Task requirements | Your task is to extract every line from the material below exactly.

Data provided |
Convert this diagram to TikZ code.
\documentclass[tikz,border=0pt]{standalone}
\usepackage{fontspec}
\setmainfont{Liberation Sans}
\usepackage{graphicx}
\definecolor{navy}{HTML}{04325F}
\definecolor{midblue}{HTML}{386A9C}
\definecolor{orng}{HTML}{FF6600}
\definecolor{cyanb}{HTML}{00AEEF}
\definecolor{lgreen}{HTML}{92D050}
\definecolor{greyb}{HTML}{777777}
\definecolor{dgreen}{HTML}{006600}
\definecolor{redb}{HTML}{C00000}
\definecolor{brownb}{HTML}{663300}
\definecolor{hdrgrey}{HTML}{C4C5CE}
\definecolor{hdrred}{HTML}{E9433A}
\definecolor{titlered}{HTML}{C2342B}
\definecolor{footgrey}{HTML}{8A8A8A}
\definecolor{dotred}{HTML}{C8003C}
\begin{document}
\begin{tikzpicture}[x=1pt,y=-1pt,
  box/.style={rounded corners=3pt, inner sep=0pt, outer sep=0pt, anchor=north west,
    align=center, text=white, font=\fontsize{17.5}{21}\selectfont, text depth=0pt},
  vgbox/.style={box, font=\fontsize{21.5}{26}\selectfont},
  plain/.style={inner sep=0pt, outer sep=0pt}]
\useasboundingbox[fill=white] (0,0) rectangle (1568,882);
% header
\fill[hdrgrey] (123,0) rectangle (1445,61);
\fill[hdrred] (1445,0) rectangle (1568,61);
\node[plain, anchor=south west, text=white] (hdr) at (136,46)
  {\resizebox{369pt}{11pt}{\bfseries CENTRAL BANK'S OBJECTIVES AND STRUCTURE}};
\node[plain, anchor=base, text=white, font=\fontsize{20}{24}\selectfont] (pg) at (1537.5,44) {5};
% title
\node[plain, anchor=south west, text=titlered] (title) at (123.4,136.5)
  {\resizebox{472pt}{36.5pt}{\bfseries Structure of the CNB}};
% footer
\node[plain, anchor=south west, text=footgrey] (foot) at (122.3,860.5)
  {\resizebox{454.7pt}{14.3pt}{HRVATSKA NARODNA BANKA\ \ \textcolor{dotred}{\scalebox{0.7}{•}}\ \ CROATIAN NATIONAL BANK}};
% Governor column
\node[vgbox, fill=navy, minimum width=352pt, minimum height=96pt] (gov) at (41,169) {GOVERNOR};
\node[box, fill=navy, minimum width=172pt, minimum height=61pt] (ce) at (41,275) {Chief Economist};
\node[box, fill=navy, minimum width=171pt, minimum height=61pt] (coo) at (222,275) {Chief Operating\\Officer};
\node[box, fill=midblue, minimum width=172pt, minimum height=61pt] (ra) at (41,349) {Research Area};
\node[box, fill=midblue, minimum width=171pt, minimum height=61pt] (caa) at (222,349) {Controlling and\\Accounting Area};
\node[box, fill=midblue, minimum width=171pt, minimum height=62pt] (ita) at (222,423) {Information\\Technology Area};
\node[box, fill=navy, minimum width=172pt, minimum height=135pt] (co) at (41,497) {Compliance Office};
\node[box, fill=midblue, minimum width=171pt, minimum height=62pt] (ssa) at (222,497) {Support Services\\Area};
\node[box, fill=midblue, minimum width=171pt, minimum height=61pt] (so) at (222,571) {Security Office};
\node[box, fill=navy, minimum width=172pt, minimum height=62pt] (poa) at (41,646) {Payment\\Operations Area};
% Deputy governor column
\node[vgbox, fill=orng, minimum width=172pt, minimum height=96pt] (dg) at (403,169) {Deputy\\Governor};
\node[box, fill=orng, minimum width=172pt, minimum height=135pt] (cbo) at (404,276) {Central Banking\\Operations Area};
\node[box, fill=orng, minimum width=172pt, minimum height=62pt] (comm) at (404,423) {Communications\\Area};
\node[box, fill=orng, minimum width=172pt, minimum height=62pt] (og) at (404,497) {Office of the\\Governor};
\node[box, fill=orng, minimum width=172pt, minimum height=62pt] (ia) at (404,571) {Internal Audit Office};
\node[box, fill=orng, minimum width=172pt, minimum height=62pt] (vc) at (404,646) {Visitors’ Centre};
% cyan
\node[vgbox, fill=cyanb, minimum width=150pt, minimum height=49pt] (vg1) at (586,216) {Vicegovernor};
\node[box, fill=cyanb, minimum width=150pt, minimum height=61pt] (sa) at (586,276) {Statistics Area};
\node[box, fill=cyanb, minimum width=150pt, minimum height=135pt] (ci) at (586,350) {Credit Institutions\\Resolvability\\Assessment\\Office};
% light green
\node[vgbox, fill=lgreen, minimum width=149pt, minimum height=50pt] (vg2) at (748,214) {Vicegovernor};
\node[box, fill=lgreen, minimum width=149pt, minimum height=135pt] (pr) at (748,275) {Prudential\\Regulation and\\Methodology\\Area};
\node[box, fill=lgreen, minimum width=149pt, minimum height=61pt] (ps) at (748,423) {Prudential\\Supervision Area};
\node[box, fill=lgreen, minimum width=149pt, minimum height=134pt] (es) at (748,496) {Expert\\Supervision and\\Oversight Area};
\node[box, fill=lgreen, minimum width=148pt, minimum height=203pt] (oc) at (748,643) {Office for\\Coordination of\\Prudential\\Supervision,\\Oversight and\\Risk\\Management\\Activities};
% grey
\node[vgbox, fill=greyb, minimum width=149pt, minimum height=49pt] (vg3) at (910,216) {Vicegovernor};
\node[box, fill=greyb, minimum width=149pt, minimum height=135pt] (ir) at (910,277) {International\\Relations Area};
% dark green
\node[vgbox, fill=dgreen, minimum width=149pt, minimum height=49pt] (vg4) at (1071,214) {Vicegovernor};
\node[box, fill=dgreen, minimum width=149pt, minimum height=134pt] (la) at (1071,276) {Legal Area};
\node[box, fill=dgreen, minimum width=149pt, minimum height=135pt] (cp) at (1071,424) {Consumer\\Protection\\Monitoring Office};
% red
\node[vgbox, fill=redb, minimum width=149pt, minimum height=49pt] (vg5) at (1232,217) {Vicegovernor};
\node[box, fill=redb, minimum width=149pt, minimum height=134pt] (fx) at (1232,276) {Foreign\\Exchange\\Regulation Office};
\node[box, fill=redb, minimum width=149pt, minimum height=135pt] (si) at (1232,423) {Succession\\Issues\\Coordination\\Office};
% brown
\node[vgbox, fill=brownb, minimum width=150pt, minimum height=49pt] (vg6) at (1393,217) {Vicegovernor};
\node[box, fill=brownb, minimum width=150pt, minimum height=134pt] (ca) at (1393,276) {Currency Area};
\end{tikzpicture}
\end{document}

Result |
Convert this diagram to TikZ code.
\documentclass[tikz,border=0pt]{standalone}
\usepackage{fontspec}
\setmainfont{Liberation Sans}
\usepackage{graphicx}
\definecolor{navy}{HTML}{04325F}
\definecolor{midblue}{HTML}{386A9C}
\definecolor{orng}{HTML}{FF6600}
\definecolor{cyanb}{HTML}{00AEEF}
\definecolor{lgreen}{HTML}{92D050}
\definecolor{greyb}{HTML}{777777}
\definecolor{dgreen}{HTML}{006600}
\definecolor{redb}{HTML}{C00000}
\definecolor{brownb}{HTML}{663300}
\definecolor{hdrgrey}{HTML}{C4C5CE}
\definecolor{hdrred}{HTML}{E9433A}
\definecolor{titlered}{HTML}{C2342B}
\definecolor{footgrey}{HTML}{8A8A8A}
\definecolor{dotred}{HTML}{C8003C}
\begin{document}
\begin{tikzpicture}[x=1pt,y=-1pt,
  box/.style={rounded corners=3pt, inner sep=0pt, outer sep=0pt, anchor=north west,
    align=center, text=white, font=\fontsize{17.5}{21}\selectfont, text depth=0pt},
  vgbox/.style={box, font=\fontsize{21.5}{26}\selectfont},
  plain/.style={inner sep=0pt, outer sep=0pt}]
\useasboundingbox[fill=white] (0,0) rectangle (1568,882);
% header
\fill[hdrgrey] (123,0) rectangle (1445,61);
\fill[hdrred] (1445,0) rectangle (1568,61);
\node[plain, anchor=south west, text=white] (hdr) at (136,46)
  {\resizebox{369pt}{11pt}{\bfseries CENTRAL BANK'S OBJECTIVES AND STRUCTURE}};
\node[plain, anchor=base, text=white, font=\fontsize{20}{24}\selectfont] (pg) at (1537.5,44) {5};
% title
\node[plain, anchor=south west, text=titlered] (title) at (123.4,136.5)
  {\resizebox{472pt}{36.5pt}{\bfseries Structure of the CNB}};
% footer
\node[plain, anchor=south west, text=footgrey] (foot) at (122.3,860.5)
  {\resizebox{454.7pt}{14.3pt}{HRVATSKA NARODNA BANKA\ \ \textcolor{dotred}{\scalebox{0.7}{•}}\ \ CROATIAN NATIONAL BANK}};
% Governor column
\node[vgbox, fill=navy, minimum width=352pt, minimum height=96pt] (gov) at (41,169) {GOVERNOR};
\node[box, fill=navy, minimum width=172pt, minimum height=61pt] (ce) at (41,275) {Chief Economist};
\node[box, fill=navy, minimum width=171pt, minimum height=61pt] (coo) at (222,275) {Chief Operating\\Officer};
\node[box, fill=midblue, minimum width=172pt, minimum height=61pt] (ra) at (41,349) {Research Area};
\node[box, fill=midblue, minimum width=171pt, minimum height=61pt] (caa) at (222,349) {Controlling and\\Accounting Area};
\node[box, fill=midblue, minimum width=171pt, minimum height=62pt] (ita) at (222,423) {Information\\Technology Area};
\node[box, fill=navy, minimum width=172pt, minimum height=135pt] (co) at (41,497) {Compliance Office};
\node[box, fill=midblue, minimum width=171pt, minimum height=62pt] (ssa) at (222,497) {Support Services\\Area};
\node[box, fill=midblue, minimum width=171pt, minimum height=61pt] (so) at (222,571) {Security Office};
\node[box, fill=navy, minimum width=172pt, minimum height=62pt] (poa) at (41,646) {Payment\\Operations Area};
% Deputy governor column
\node[vgbox, fill=orng, minimum width=172pt, minimum height=96pt] (dg) at (403,169) {Deputy\\Governor};
\node[box, fill=orng, minimum width=172pt, minimum height=135pt] (cbo) at (404,276) {Central Banking\\Operations Area};
\node[box, fill=orng, minimum width=172pt, minimum height=62pt] (comm) at (404,423) {Communications\\Area};
\node[box, fill=orng, minimum width=172pt, minimum height=62pt] (og) at (404,497) {Office of the\\Governor};
\node[box, fill=orng, minimum width=172pt, minimum height=62pt] (ia) at (404,571) {Internal Audit Office};
\node[box, fill=orng, minimum width=172pt, minimum height=62pt] (vc) at (404,646) {Visitors’ Centre};
% cyan
\node[vgbox, fill=cyanb, minimum width=150pt, minimum height=49pt] (vg1) at (586,216) {Vicegovernor};
\node[box, fill=cyanb, minimum width=150pt, minimum height=61pt] (sa) at (586,276) {Statistics Area};
\node[box, fill=cyanb, minimum width=150pt, minimum height=135pt] (ci) at (586,350) {Credit Institutions\\Resolvability\\Assessment\\Office};
% light green
\node[vgbox, fill=lgreen, minimum width=149pt, minimum height=50pt] (vg2) at (748,214) {Vicegovernor};
\node[box, fill=lgreen, minimum width=149pt, minimum height=135pt] (pr) at (748,275) {Prudential\\Regulation and\\Methodology\\Area};
\node[box, fill=lgreen, minimum width=149pt, minimum height=61pt] (ps) at (748,423) {Prudential\\Supervision Area};
\node[box, fill=lgreen, minimum width=149pt, minimum height=134pt] (es) at (748,496) {Expert\\Supervision and\\Oversight Area};
\node[box, fill=lgreen, minimum width=148pt, minimum height=203pt] (oc) at (748,643) {Office for\\Coordination of\\Prudential\\Supervision,\\Oversight and\\Risk\\Management\\Activities};
% grey
\node[vgbox, fill=greyb, minimum width=149pt, minimum height=49pt] (vg3) at (910,216) {Vicegovernor};
\node[box, fill=greyb, minimum width=149pt, minimum height=135pt] (ir) at (910,277) {International\\Relations Area};
% dark green
\node[vgbox, fill=dgreen, minimum width=149pt, minimum height=49pt] (vg4) at (1071,214) {Vicegovernor};
\node[box, fill=dgreen, minimum width=149pt, minimum height=134pt] (la) at (1071,276) {Legal Area};
\node[box, fill=dgreen, minimum width=149pt, minimum height=135pt] (cp) at (1071,424) {Consumer\\Protection\\Monitoring Office};
% red
\node[vgbox, fill=redb, minimum width=149pt, minimum height=49pt] (vg5) at (1232,217) {Vicegovernor};
\node[box, fill=redb, minimum width=149pt, minimum height=134pt] (fx) at (1232,276) {Foreign\\Exchange\\Regulation Office};
\node[box, fill=redb, minimum width=149pt, minimum height=135pt] (si) at (1232,423) {Succession\\Issues\\Coordination\\Office};
% brown
\node[vgbox, fill=brownb, minimum width=150pt, minimum height=49pt] (vg6) at (1393,217) {Vicegovernor};
\node[box, fill=brownb, minimum width=150pt, minimum height=134pt] (ca) at (1393,276) {Currency Area};
\end{tikzpicture}
\end{document}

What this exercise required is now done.